# Dictionary of Scottish Church History and Theology for sale cheap



## crhoades (Dec 9, 2006)

http://www.abebooks.com/servlet/BookDetailsPL?bi=822111766&searchurl=sts=t&an=david+lachman&y=0&x=0

This book is regularly found for 100 bucks if found at all. Thought I'd help a pb'r out.


----------



## NaphtaliPress (Dec 9, 2006)

Even with postage of $14 for 20 day delivery that is a very good price. Someone who can use it should grab it. Not just a shelf stuffer.


----------



## C. Matthew McMahon (Dec 9, 2006)

I just bought it. Good deal.


----------



## crhoades (Dec 9, 2006)

C. Matthew McMahon said:


> I just bought it. Good deal.


 
But I thought you already bought all your books for the year!  Just being mean...I'm glad somebody here bought it. It's a great resource.


----------



## bookslover (Dec 9, 2006)

crhoades said:


> But I thought you already bought all your books for the year!  Just being mean...I'm glad somebody here bought it. It's a great resource.

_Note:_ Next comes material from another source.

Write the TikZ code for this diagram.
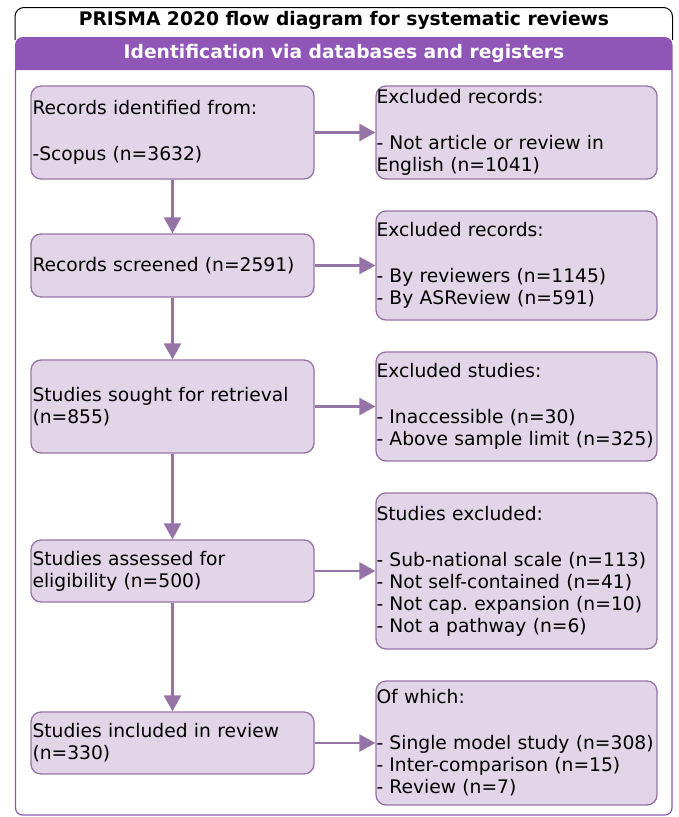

I wonder if there will be a second edition one of these days, as it originally came out in 1993, and one would think that there would be some additions or changes the editors would like to make.

I remember being dismayed, when I bought my copy in '94, that Arthur Pink hadn't made the cut, even though he spent his last 12 years (1940-1952) in Scotland, faithfully cranking out his magazine more or less single-handedly every month. Poor Arthur!


----------